[start MATERIAL PROVIDED]

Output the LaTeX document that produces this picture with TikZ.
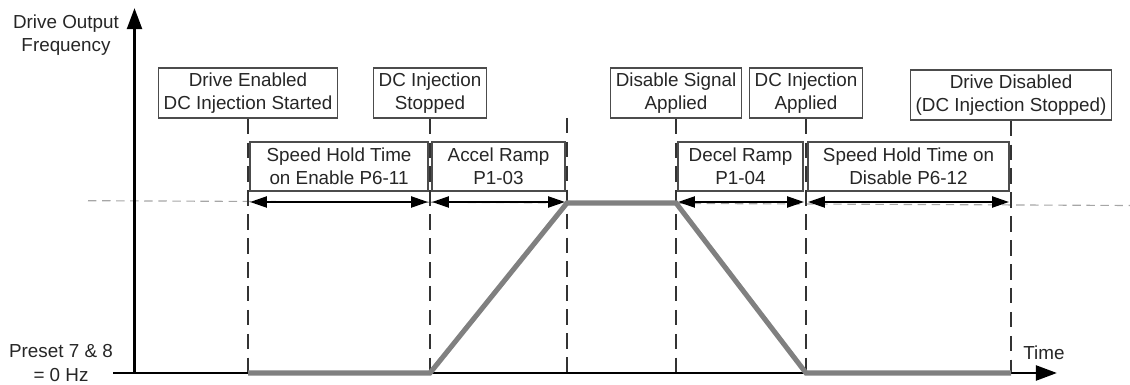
\documentclass[tikz,border=0pt]{standalone}
\usepackage{fontspec}
\setmainfont{Liberation Sans}
\usetikzlibrary{arrows.meta}

\tikzset{
	event/.style={draw=black!70, line width=0.9pt, fill=white, align=center, inner xsep=3.5pt, minimum height=1.25cm},
	phase/.style={draw=black!70, line width=0.9pt, fill=white, align=center, minimum height=1.225cm},
	guide/.style={black!80, line width=0.9pt, dash pattern=on 11pt off 6pt},
	dimline/.style={line width=1.1pt, shorten >=1.5pt, shorten <=1.5pt},
	axis/.style={line width=2.1pt},
	profile/.style={black!50, line width=3.6pt},
	level/.style={black!35, line width=0.8pt, dash pattern=on 6pt off 4pt},
	axistext/.style={align=center, text=black!85}
}

\begin{document}
\begin{tikzpicture}[x=0.025cm, y=-0.025cm, >={Triangle[length=12pt, width=8pt]},
	font=\fontsize{13.4}{16.4}\selectfont, text=black!85]

\useasboundingbox (0,0) rectangle (1130,385);

% Event times on the time axis
\foreach \n/\x in {1/248, 2/430, 3/567, 4/676, 5/806, 6/1011} {
	\coordinate (t\n) at (\x, 373);
	\coordinate (d\n) at (\x, 202);
}
\coordinate (g3) at (567, 118);
\coordinate (top3) at (567, 203);
\coordinate (top4) at (676, 203);

% Frequency level
\coordinate (lvlL) at (88, 200.7);
\coordinate (lvlR) at (1130, 205.5);
\draw[level] (lvlL) -- (lvlR);

% Event boxes
\node[event] (enabled) at (248, 93) {Drive Enabled\\DC Injection Started};
\node[event] (stopped) at (430, 93) {DC Injection\\Stopped};
\node[event] (disable) at (676, 93) {Disable Signal\\Applied};
\node[event] (applied) at (806, 93) {DC Injection\\Applied};
\node[event] (disabled) at (1011, 95) {Drive Disabled\\(DC Injection Stopped)};

\draw[guide] (enabled) -- (t1);
\draw[guide] (stopped) -- (t2);
\draw[guide] (g3) -- (t3);
\draw[guide] (disable) -- (t4);
\draw[guide] (applied) -- (t5);
\draw[guide] (disabled) -- (t6);

% Phase boxes and spans
\node[phase, minimum width=4.45cm] (holdon) at (339, 166.5) {Speed Hold Time\\on Enable P6-11};
\node[phase, minimum width=3.325cm] (accel) at (498.5, 166.5) {Accel Ramp\\P1-03};
\node[phase, minimum width=3.125cm] (decel) at (740.5, 166.5) {Decel Ramp\\P1-04};
\node[phase, minimum width=5.025cm] (holdoff) at (908.5, 166.5) {Speed Hold Time on\\Disable P6-12};

\draw[<->, dimline] (d1) -- (d2);
\draw[<->, dimline] (d2) -- (d3);
\draw[<->, dimline] (d4) -- (d5);
\draw[<->, dimline] (d5) -- (d6);

% Axes
\coordinate (xstart) at (113, 373);
\coordinate (xend) at (1057, 373);
\coordinate (ystart) at (134.5, 373);
\coordinate (yend) at (134.5, 8);
\draw[axis, -{Triangle[length=15pt, width=10.5pt]}] (xstart) -- (xend);
\draw[axis, -{Triangle[length=15pt, width=10.5pt]}] (ystart) -- (yend);

\node[axistext] (freq) at (66, 35) {Drive Output\\Frequency};
\node[axistext] (preset) at (61, 363) {Preset 7 \& 8\\= 0 Hz};
\node[axistext, anchor=base] (time) at (1044, 360) {Time};

% Output frequency
\draw[profile] (t1) -- (t2) -- (top3) -- (top4) -- (t5) -- (t6);

\end{tikzpicture}
\end{document}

[end MATERIAL PROVIDED]

_GIVEN EXERCISE_.
Reproduce only the lines from the beginning of the data through the line that contains "at (1011, 95)", both included, and please drop the pictures.

_FULL OUTPUT_.
Output the LaTeX document that produces this picture with TikZ.
\documentclass[tikz,border=0pt]{standalone}
\usepackage{fontspec}
\setmainfont{Liberation Sans}
\usetikzlibrary{arrows.meta}

\tikzset{
	event/.style={draw=black!70, line width=0.9pt, fill=white, align=center, inner xsep=3.5pt, minimum height=1.25cm},
	phase/.style={draw=black!70, line width=0.9pt, fill=white, align=center, minimum height=1.225cm},
	guide/.style={black!80, line width=0.9pt, dash pattern=on 11pt off 6pt},
	dimline/.style={line width=1.1pt, shorten >=1.5pt, shorten <=1.5pt},
	axis/.style={line width=2.1pt},
	profile/.style={black!50, line width=3.6pt},
	level/.style={black!35, line width=0.8pt, dash pattern=on 6pt off 4pt},
	axistext/.style={align=center, text=black!85}
}

\begin{document}
\begin{tikzpicture}[x=0.025cm, y=-0.025cm, >={Triangle[length=12pt, width=8pt]},
	font=\fontsize{13.4}{16.4}\selectfont, text=black!85]

\useasboundingbox (0,0) rectangle (1130,385);

% Event times on the time axis
\foreach \n/\x in {1/248, 2/430, 3/567, 4/676, 5/806, 6/1011} {
	\coordinate (t\n) at (\x, 373);
	\coordinate (d\n) at (\x, 202);
}
\coordinate (g3) at (567, 118);
\coordinate (top3) at (567, 203);
\coordinate (top4) at (676, 203);

% Frequency level
\coordinate (lvlL) at (88, 200.7);
\coordinate (lvlR) at (1130, 205.5);
\draw[level] (lvlL) -- (lvlR);

% Event boxes
\node[event] (enabled) at (248, 93) {Drive Enabled\\DC Injection Started};
\node[event] (stopped) at (430, 93) {DC Injection\\Stopped};
\node[event] (disable) at (676, 93) {Disable Signal\\Applied};
\node[event] (applied) at (806, 93) {DC Injection\\Applied};
\node[event] (disabled) at (1011, 95) {Drive Disabled\\(DC Injection Stopped)};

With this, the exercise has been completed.